All gifts of the Holy Spirit have the same source and all are equally valid. No one is to be exalted about the others, since all are useful in the Church. Whatever God does in and through us, he does for the good of His Bride, the Church. There is a variety of needs in a variety of places; therefore a variety of gifts that have been given as God has chosen to give them. Some gifts easily unify Christians (such as helps, giving, and encouragement) while others can cause tension (such as prophecy, healing, and tongues) if not received with maturity. The Church of God Reformation Movement believes that every gift mentioned in Scripture is still active and necessary for work in God’s Kingdom. We are not cessationist or dispensational in our view of the Holy Spirit’s work among the Body of Christ.

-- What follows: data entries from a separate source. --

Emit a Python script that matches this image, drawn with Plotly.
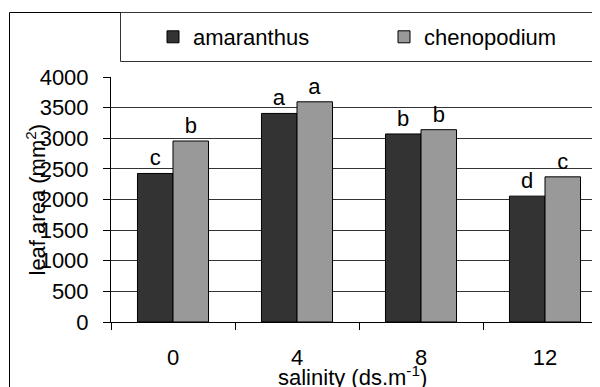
import plotly.graph_objects as go

categories = ["0", "4", "8", "12"]
amaranthus = [2425, 3405, 3070, 2055]
chenopodium = [2955, 3595, 3140, 2370]
amaranthus_letters = ["c", "a", "b", "d"]
chenopodium_letters = ["b", "a", "b", "c"]
y_ticks = [0, 500, 1000, 1500, 2000, 2500, 3000, 3500, 4000]

FONT = "Liberation Sans, Arial, sans-serif"

fig = go.Figure()
fig.add_trace(go.Bar(
    name="amaranthus", x=categories, y=amaranthus,
    text=amaranthus_letters, textposition="outside",
    textfont=dict(size=22, color="black", family=FONT),
    marker=dict(color="#333333", line=dict(color="black", width=1)),
    cliponaxis=False, legend="legend",
))
fig.add_trace(go.Bar(
    name="chenopodium", x=categories, y=chenopodium,
    text=chenopodium_letters, textposition="outside",
    textfont=dict(size=22, color="black", family=FONT),
    marker=dict(color="#999999", line=dict(color="black", width=1)),
    cliponaxis=False, legend="legend2",
))

# the page body adds an 8px offset, so the figure is shrunk by that amount
OFF = 8
W, H = 600 - OFF, 387 - OFF
L, R, T, B = 111, 0, 77, 65          # in window pixels
pw = 600 - L - R
ph = 387 - T - B

def px_x(x):
    return (x - L) / pw

def px_y(y):
    return (387 - B - y) / ph

leg_common = dict(
    orientation="h", yanchor="middle", xanchor="left",
    bgcolor="rgba(0,0,0,0)", borderwidth=0,
    font=dict(size=22, family=FONT, color="black"), itemclick=False,
)

fig.update_layout(
    width=W, height=H,
    margin=dict(l=L - OFF, r=R, t=T - OFF, b=B, pad=0),
    paper_bgcolor="white", plot_bgcolor="white",
    font=dict(family=FONT, size=22, color="black"),
    barmode="group", bargap=0.427, bargroupgap=0,
    showlegend=True,
    legend=dict(x=px_x(153), y=px_y(37), **leg_common),
    legend2=dict(x=px_x(384), y=px_y(37), **leg_common),
    xaxis=dict(
        type="category", range=[-0.5, -0.5 + pw / 124.0],
        showline=True, linecolor="black", linewidth=1,
        ticks="outside", tickson="boundaries", ticklen=7, tickcolor="black",
        tickfont=dict(size=22, family=FONT, color="black"),
        ticklabelstandoff=16, showgrid=False, zeroline=False,
    ),
    yaxis=dict(
        range=[0, 4000], tickvals=y_ticks,
        showline=True, linecolor="black", linewidth=1,
        ticks="outside", ticklen=7, tickcolor="black",
        tickfont=dict(size=22, family=FONT, color="black"),
        ticklabelstandoff=10,
        showgrid=True, gridcolor="#333333", gridwidth=1, zeroline=False,
    ),
    shapes=[
        dict(type="rect", xref="paper", yref="paper",
             x0=px_x(9.5), x1=px_x(640), y0=px_y(420), y1=px_y(12.5),
             line=dict(color="black", width=1), fillcolor="rgba(0,0,0,0)", layer="below"),
        dict(type="rect", xref="paper", yref="paper",
             x0=px_x(120.5), x1=px_x(640), y0=px_y(61.5), y1=px_y(12.5),
             line=dict(color="#333333", width=1), fillcolor="rgba(0,0,0,0)", layer="below"),
    ],
    annotations=[
        dict(text="leaf area (mm<sup>2</sup>)", xref="paper", yref="paper",
             x=px_x(35), y=0.5, textangle=-90, showarrow=False,
             xanchor="center", yanchor="middle",
             font=dict(size=22, family=FONT, color="black")),
        dict(text="salinity (ds.m<sup>-1</sup>)", xref="paper", yref="paper",
             x=px_x(352), y=px_y(376), showarrow=False,
             xanchor="center", yanchor="middle",
             font=dict(size=22, family=FONT, color="black")),
    ],
)

fig.write_html("out.html")
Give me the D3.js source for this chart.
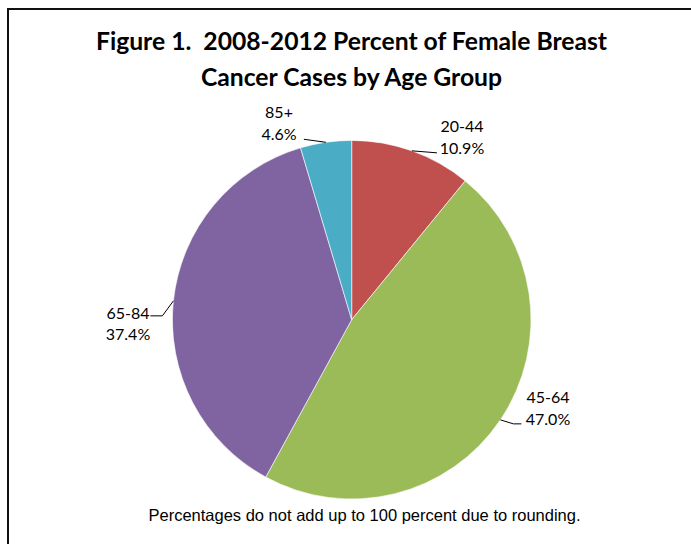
<!DOCTYPE html>
<html>
<head>
<meta charset="utf-8">
<script src="https://cdn.jsdelivr.net/npm/d3@7"></script>
<style>
  html, body { margin: 0; padding: 0; background: #fff; }
  svg { display: block; }
  text { white-space: pre; }
</style>
</head>
<body>
<svg id="chart" width="691" height="544"></svg>
<script>
// Age groups and their share of cases (percent)
const ageGroups = ["20-44", "45-64", "65-84", "85+"];
const percents = [10.9, 47.0, 37.4, 4.6];
const sliceColors = ["#C0504D", "#9BBB59", "#8064A2", "#4BACC6"];

const titleLines = ["Figure 1.  2008-2012 Percent of Female Breast", "Cancer Cases by Age Group"];
const footnote = "Percentages do not add up to 100 percent due to rounding.";

// Leader/label layout per slice: elbow and end offsets from the arc point, text centre and baselines
const labelLayout = [
  { pts: [[25, 2]], tx: 462, ty: [131.5, 154] },
  { pts: [[13, 4], [21, 4]], tx: 548, ty: [402.5, 425] },
  { pts: [[-11, 15], [-23, 15]], tx: 128, ty: [318.5, 339.5] },
  { pts: [[-22, -3]], tx: 279, ty: [118, 139.5] }
];

const svg = d3.select("#chart");
const W = 691, H = 544;
const cx = 351.7, cy = 319.7, R = 179.3;

// Outer frame
svg.append("rect")
  .attr("x", 8).attr("y", 9)
  .attr("width", W + 20).attr("height", H + 20)
  .attr("fill", "none")
  .attr("stroke", "#111")
  .attr("stroke-width", 2);

// Title
svg.append("g").selectAll("text")
  .data(titleLines)
  .join("text")
  .attr("x", 351.5)
  .attr("y", (d, i) => 50 + i * 36)
  .attr("text-anchor", "middle")
  .attr("font-family", "Lato, 'Open Sans', sans-serif")
  .attr("font-weight", "bold")
  .attr("font-size", 24.7)
  .attr("fill", "#000")
  .text(d => d);

const data = ageGroups.map((g, i) => ({ group: g, value: percents[i], color: sliceColors[i], layout: labelLayout[i] }));

const pie = d3.pie().value(d => d.value).sort(null);
const arc = d3.arc().innerRadius(0).outerRadius(R);
const arcs = pie(data);

const g = svg.append("g").attr("transform", `translate(${cx},${cy})`);

g.selectAll("path")
  .data(arcs)
  .join("path")
  .attr("d", arc)
  .attr("fill", d => d.data.color)
  .attr("stroke", "#fff")
  .attr("stroke-width", 0.6);

// Leader lines start on the rim at each slice's mid-angle
const rimPoint = d => {
  const a = (d.startAngle + d.endAngle) / 2;
  return [cx + R * Math.sin(a), cy - R * Math.cos(a)];
};

const line = d3.line();
svg.append("g").selectAll("path")
  .data(arcs)
  .join("path")
  .attr("d", d => {
    const p0 = rimPoint(d);
    const pts = [p0].concat(d.data.layout.pts.map(o => [p0[0] + o[0], p0[1] + o[1]]));
    return line(pts);
  })
  .attr("fill", "none")
  .attr("stroke", "#000")
  .attr("stroke-width", 1);

const labels = svg.append("g")
  .attr("font-family", "Lato, 'Open Sans', sans-serif")
  .attr("font-size", 16)
  .attr("fill", "#000")
  .attr("text-anchor", "middle");

arcs.forEach(d => {
  const L = d.data.layout;
  labels.append("text").attr("x", L.tx).attr("y", L.ty[0]).text(d.data.group);
  labels.append("text").attr("x", L.tx).attr("y", L.ty[1]).text(d.data.value.toFixed(1) + "%");
});

// Footnote
svg.append("text")
  .attr("x", 364.5)
  .attr("y", 521)
  .attr("text-anchor", "middle")
  .attr("font-family", "'Liberation Sans', Arial, sans-serif")
  .attr("font-size", 16.5)
  .attr("fill", "#000")
  .text(footnote);
</script>
</body>
</html>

There are five lists of gifts of the Spirit in the New Testament. These lists give us a total of twenty identifiable gifts that God has given us to advance his Kingdom. However, we must be careful to remember that the indwelling Holy Spirit, himself is the greatest gift. Otherwise our focus shifts to the gift rather than the glorious Giver of good gifts. We must also be careful not to think these lists are complete. Of the five NT lists, no two are alike and one is left to wonder how many more Paul would have listed if he had written about them in one more place. One gets the impression that the Holy Spirit simply qualifies and empowers each person to do the task at hand, where it might be. The Holy Spirit can do in and through us just what is needed, even if it is something which has never been done before.
 1 Corinthians 12:12,27
 1 Corinthians 12:4-7
 1 Peter 4:10-11
 Divine healing is something that all believers can and should pray for. However, that does not mean they have the gift of healing.
 We do not place an emphasis on speaking in tongues as the “primary” sign of a Spirit-filled life or endorse the freedom for persons to speak in tongues at their own discretion in public worship.
 Romans 12:4-6, 1 Corinthians 12:8-10, 12:28-30, Ephesians 4:11-12
 The total number depends on whether we count them in the original Greek, where we find 20, or in one of the common English versions, which may give more or less.
 This thought is expanded brilliantly in Kenneth E. Jones’ Theology of Holiness and Love, Reformation Publishers 1989.